OBJECTIVE: Repeat the material verbatim and drop the pictures.

** Start of DATA SECTION **

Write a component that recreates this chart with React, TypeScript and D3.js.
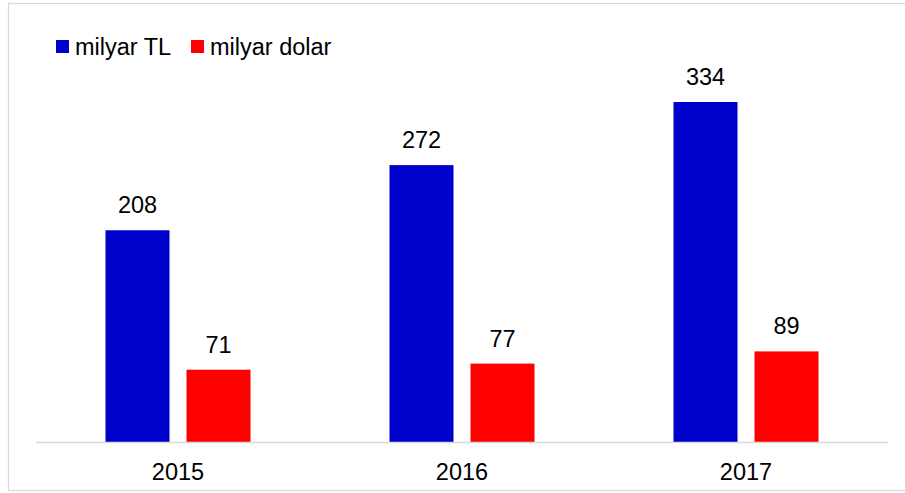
import React from "react";
import * as d3 from "d3";

const categories = ["2015", "2016", "2017"];
const seriesNames = ["milyar TL", "milyar dolar"];
const tlValues = [208, 272, 334];
const dolarValues = [71, 77, 89];
const colors = ["#0000CC", "#FF0000"];

const W = 905;
const H = 493;
const FONT = "'Liberation Sans', Arial, sans-serif";

export default function App() {
  const x0 = d3.scaleBand<string>().domain(categories).range([36, 888]).padding(0);
  const groupW = 145;
  const x1 = d3.scaleBand<string>().domain(seriesNames).range([0, groupW]).paddingInner(17 / 81).paddingOuter(0);
  const y = d3.scaleLinear().domain([0, 334]).range([442, 102]);
  const seriesValues = [tlValues, dolarValues];

  return (
    <svg width={W} height={H} style={{ position: "absolute", left: 0, top: 0, background: "#fff" }} fontFamily={FONT}>
      <rect x={8.5} y={3.5} width={W + 10} height={487} fill="#fff" stroke="#d9d9d9" strokeWidth={1.3} />
      {categories.map((c, i) => {
        const gx = (x0(c) as number) + (x0.bandwidth() - groupW) / 2;
        return (
          <g key={c}>
            {seriesNames.map((s, j) => {
              const v = seriesValues[j][i];
              const bx = gx + (x1(s) as number);
              return (
                <g key={s}>
                  <rect x={bx} y={y(v)} width={x1.bandwidth()} height={y(0) - y(v)} fill={colors[j]} />
                  <text x={bx + x1.bandwidth() / 2} y={y(v) - 17} textAnchor="middle" fontSize={23.5} fill="#000">
                    {v}
                  </text>
                </g>
              );
            })}
            <text x={(x0(c) as number) + x0.bandwidth() / 2} y={480} textAnchor="middle" fontSize={23.5} fill="#000">
              {c}
            </text>
          </g>
        );
      })}
      <line x1={36} x2={888} y1={442.5} y2={442.5} stroke="#d9d9d9" strokeWidth={1.3} />
      {seriesNames.map((s, j) => {
        const lx = [56, 191][j];
        return (
          <g key={s}>
            <rect x={lx} y={40} width={13} height={13} fill={colors[j]} />
            <text x={lx + 19} y={55} fontSize={23.5} fill="#000">
              {s}
            </text>
          </g>
        );
      })}
    </svg>
  );
}
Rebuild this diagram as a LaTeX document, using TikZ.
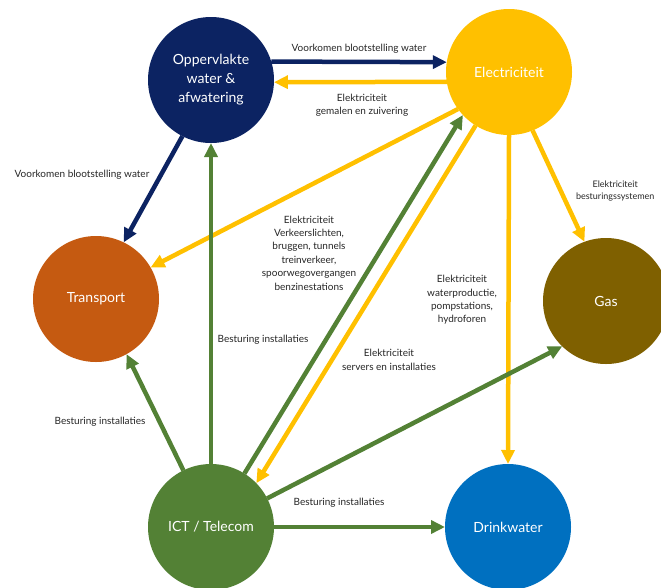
\documentclass[tikz,border=0pt]{standalone}
\usepackage{fontspec}
\setmainfont{Lato}
\usetikzlibrary{arrows.meta}

\definecolor{navyblue}{RGB}{12,35,98}
\definecolor{powergold}{RGB}{255,192,0}
\definecolor{rustorange}{RGB}{197,90,17}
\definecolor{gasbrown}{RGB}{127,96,0}
\definecolor{ictgreen}{RGB}{83,129,53}
\definecolor{drinkblue}{RGB}{0,112,192}

\begin{document}
\begin{tikzpicture}[x=1pt,y=-1pt,-{Triangle[length=14pt,width=13pt]},line width=4.5pt,
sector/.style={circle,minimum size=126pt,inner sep=0pt,outer sep=0pt,align=center,
  text=white,font=\fontsize{14}{19}\selectfont},
lbl/.style={align=center,text=black!85,font=\fontsize{10}{13.4}\selectfont}]

\useasboundingbox (0,0) rectangle (661,587);

\node[sector,fill=navyblue] (opp) at (211, 80) {Oppervlakte\\water \&\\afwatering};
\node[sector,fill=powergold] (elec) at (509, 72) {Electriciteit};
\node[sector,fill=rustorange] (trans) at (96, 299) {Transport};
\node[sector,fill=gasbrown] (gas) at (606, 301) {Gas};
\node[sector,fill=ictgreen] (ict) at (211, 527) {ICT / Telecom};
\node[sector,fill=drinkblue] (drink) at (508, 527) {Drinkwater};

% electricity lines
\path[powergold]
(elec.189) edge (opp.-2)
(elec.216) edge (trans.30)
(elec.-68) edge (gas.110)
(elec.-90) edge (drink.90)
(elec.-122) edge (ict.44);

% ict lines
\path[ictgreen]
(ict.90) edge (opp.-90)
(ict.116) edge (trans.-61)
(ict.58) edge (elec.-137)
(ict.27) edge (gas.-134)
(ict.0) edge (drink.180);

% water lines
\path[navyblue]
(opp.17) edge (elec.171)
(opp.-117) edge (trans.64);

% labels
\node[lbl] (l1) at (359, 49) {Voorkomen blootstelling water};
\node[lbl] (l2) at (362, 105) {Elektriciteit\\gemalen en zuivering};
\node[lbl] (l3) at (82, 175) {Voorkomen blootstelling water};
\node[lbl] (l4) at (309, 253) {Elektriciteit\\Verkeerslichten,\\bruggen, tunnels\\treinverkeer,\\spoorwegovergangen\\benzinestations};
\node[lbl] (l5) at (462, 300) {Elektriciteit\\waterproductie,\\pompstations,\\hydroforen};
\node[lbl] (l6) at (263, 340) {Besturing installaties};
\node[lbl] (l7) at (389, 360) {Elektriciteit\\servers en installaties};
\node[lbl,anchor=east,font=\fontsize{9}{12.5}\selectfont] (l8) at (660, 191) {Elektriciteit\\besturingssystemen};
\node[lbl] (l9) at (100, 422) {Besturing installaties};
\node[lbl] (l10) at (339, 503) {Besturing installaties};
\end{tikzpicture}
\end{document}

** End of DATA SECTION **

EXPECTED ANSWER:
Write a component that recreates this chart with React, TypeScript and D3.js.
import React from "react";
import * as d3 from "d3";

const categories = ["2015", "2016", "2017"];
const seriesNames = ["milyar TL", "milyar dolar"];
const tlValues = [208, 272, 334];
const dolarValues = [71, 77, 89];
const colors = ["#0000CC", "#FF0000"];

const W = 905;
const H = 493;
const FONT = "'Liberation Sans', Arial, sans-serif";

export default function App() {
  const x0 = d3.scaleBand<string>().domain(categories).range([36, 888]).padding(0);
  const groupW = 145;
  const x1 = d3.scaleBand<string>().domain(seriesNames).range([0, groupW]).paddingInner(17 / 81).paddingOuter(0);
  const y = d3.scaleLinear().domain([0, 334]).range([442, 102]);
  const seriesValues = [tlValues, dolarValues];

  return (
    <svg width={W} height={H} style={{ position: "absolute", left: 0, top: 0, background: "#fff" }} fontFamily={FONT}>
      <rect x={8.5} y={3.5} width={W + 10} height={487} fill="#fff" stroke="#d9d9d9" strokeWidth={1.3} />
      {categories.map((c, i) => {
        const gx = (x0(c) as number) + (x0.bandwidth() - groupW) / 2;
        return (
          <g key={c}>
            {seriesNames.map((s, j) => {
              const v = seriesValues[j][i];
              const bx = gx + (x1(s) as number);
              return (
                <g key={s}>
                  <rect x={bx} y={y(v)} width={x1.bandwidth()} height={y(0) - y(v)} fill={colors[j]} />
                  <text x={bx + x1.bandwidth() / 2} y={y(v) - 17} textAnchor="middle" fontSize={23.5} fill="#000">
                    {v}
                  </text>
                </g>
              );
            })}
            <text x={(x0(c) as number) + x0.bandwidth() / 2} y={480} textAnchor="middle" fontSize={23.5} fill="#000">
              {c}
            </text>
          </g>
        );
      })}
      <line x1={36} x2={888} y1={442.5} y2={442.5} stroke="#d9d9d9" strokeWidth={1.3} />
      {seriesNames.map((s, j) => {
        const lx = [56, 191][j];
        return (
          <g key={s}>
            <rect x={lx} y={40} width={13} height={13} fill={colors[j]} />
            <text x={lx + 19} y={55} fontSize={23.5} fill="#000">
              {s}
            </text>
          </g>
        );
      })}
    </svg>
  );
}
Rebuild this diagram as a LaTeX document, using TikZ.
\documentclass[tikz,border=0pt]{standalone}
\usepackage{fontspec}
\setmainfont{Lato}
\usetikzlibrary{arrows.meta}

\definecolor{navyblue}{RGB}{12,35,98}
\definecolor{powergold}{RGB}{255,192,0}
\definecolor{rustorange}{RGB}{197,90,17}
\definecolor{gasbrown}{RGB}{127,96,0}
\definecolor{ictgreen}{RGB}{83,129,53}
\definecolor{drinkblue}{RGB}{0,112,192}

\begin{document}
\begin{tikzpicture}[x=1pt,y=-1pt,-{Triangle[length=14pt,width=13pt]},line width=4.5pt,
sector/.style={circle,minimum size=126pt,inner sep=0pt,outer sep=0pt,align=center,
  text=white,font=\fontsize{14}{19}\selectfont},
lbl/.style={align=center,text=black!85,font=\fontsize{10}{13.4}\selectfont}]

\useasboundingbox (0,0) rectangle (661,587);

\node[sector,fill=navyblue] (opp) at (211, 80) {Oppervlakte\\water \&\\afwatering};
\node[sector,fill=powergold] (elec) at (509, 72) {Electriciteit};
\node[sector,fill=rustorange] (trans) at (96, 299) {Transport};
\node[sector,fill=gasbrown] (gas) at (606, 301) {Gas};
\node[sector,fill=ictgreen] (ict) at (211, 527) {ICT / Telecom};
\node[sector,fill=drinkblue] (drink) at (508, 527) {Drinkwater};

% electricity lines
\path[powergold]
(elec.189) edge (opp.-2)
(elec.216) edge (trans.30)
(elec.-68) edge (gas.110)
(elec.-90) edge (drink.90)
(elec.-122) edge (ict.44);

% ict lines
\path[ictgreen]
(ict.90) edge (opp.-90)
(ict.116) edge (trans.-61)
(ict.58) edge (elec.-137)
(ict.27) edge (gas.-134)
(ict.0) edge (drink.180);

% water lines
\path[navyblue]
(opp.17) edge (elec.171)
(opp.-117) edge (trans.64);

% labels
\node[lbl] (l1) at (359, 49) {Voorkomen blootstelling water};
\node[lbl] (l2) at (362, 105) {Elektriciteit\\gemalen en zuivering};
\node[lbl] (l3) at (82, 175) {Voorkomen blootstelling water};
\node[lbl] (l4) at (309, 253) {Elektriciteit\\Verkeerslichten,\\bruggen, tunnels\\treinverkeer,\\spoorwegovergangen\\benzinestations};
\node[lbl] (l5) at (462, 300) {Elektriciteit\\waterproductie,\\pompstations,\\hydroforen};
\node[lbl] (l6) at (263, 340) {Besturing installaties};
\node[lbl] (l7) at (389, 360) {Elektriciteit\\servers en installaties};
\node[lbl,anchor=east,font=\fontsize{9}{12.5}\selectfont] (l8) at (660, 191) {Elektriciteit\\besturingssystemen};
\node[lbl] (l9) at (100, 422) {Besturing installaties};
\node[lbl] (l10) at (339, 503) {Besturing installaties};
\end{tikzpicture}
\end{document}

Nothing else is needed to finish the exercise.